= Sharon Harper =

American photographer

Sharon Harper (born in Stamford, Connecticut in 1966) is a contemporary visual artist, based in Cambridge, Massachusetts. Harper is interested in photography as it relates to perceptual experiences between humans and the natural environment. Harper is currently professor of Art, Film, and Visual Studies at Harvard University.

== Work ==
Harper's photographs examine human perception of time through the movements of the sun, moon, and stars, as mediated by a large format camera. Harper is known for her series "Moon Studies and Star Scratches," in which she uses multiple exposures on large format film to overlap weeks or months of nightly images of the moon and stars to create records of perceptual experience over time.

== Museum Collections ==
Harper's photographs are in the permanent collections of major institutions such as the Museum of Modern Art, New York, the Whitney Museum of American Art, New York, the Metropolitan Museum of Art, the Albright-Knox Art Gallery in Buffalo, New York, the Museum of Fine Arts, Houston, Texas, the Santa Barbara Museum of Art, Santa Barbara, California, the Nelson-Atkins Museum in Kansas City, Missouri, the Harvard Art Museums, Cambridge, Massachusetts, the Portland Art Museum, Portland Oregon, and the New York Public Library.

== Exhibitions ==
- 2015: Photography and the Scientific Spirit, John Michael Kohler Arts Center, Sheboygan, Wisconsin
- 2015: VERZWEIGT! - Trees in Contemporary Art, Museum Sinclair-Haus, Bad Homburg, Germany
- 2014: Sharon Harper: From Above and Below, Hermès Foundation Gallery, New York, New York
- 2014: Skyward, Weatherspoon Art Museum, Greensboro, North Carolina
- 2014: Heavenly Bodies, Santa Barbara Museum of Art, Santa Barbara, California
- 2014: Unfolding Images, Contemporary Arts Center, New Orleans, Louisiana
- 2013: Vivian Keulards & Sharon Harper, Colorado Photographic Arts Center
- 2013: Second Nature, Decordova Museum and Sculpture Park, Lincoln, Massachusetts
- 2008: Moon Studies and Star Scratches: Sharon Harper, The Print Center, Philadelphia, Pennsylvania
- 2001: Sharon Harper: Photographs from the Floating World, Whitney Museum of American Art

== Publications ==
From Above and Below, a monograph spanning ten years of her work documenting the night sky, was published by Radius Books in 2013.

==Awards and recognition==
In 2013, Harper was the recipient of John Simon Guggenheim Memorial Foundation Fellowship in Photography.

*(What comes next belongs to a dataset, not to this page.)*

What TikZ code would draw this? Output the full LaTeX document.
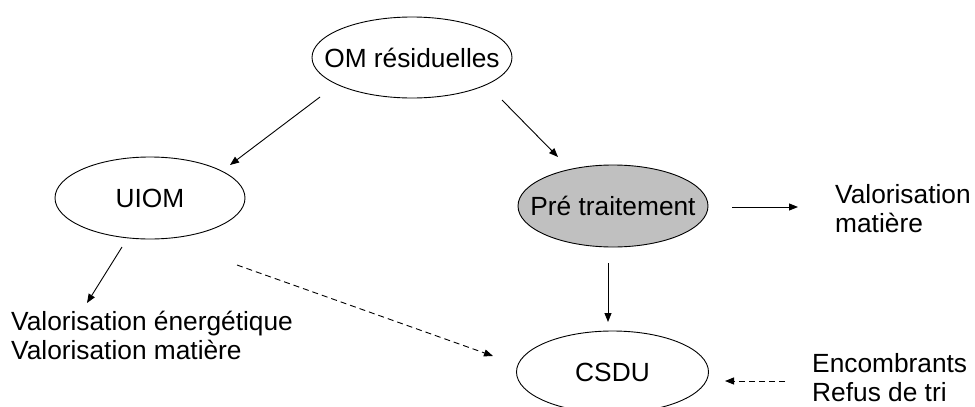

She received a Meredith S. Moody Residency Fellowship and an Elizabeth Ames Fellowship at Yaddo, and the Sam and Dusty Boynton Fellow at the Vermont Studio Center. She has received numerous other artist-in-residence fellowships including at the Headlands Center for the Arts in Sausalito, California, the MacDowell Colony, and at the Ucross Foundation among others.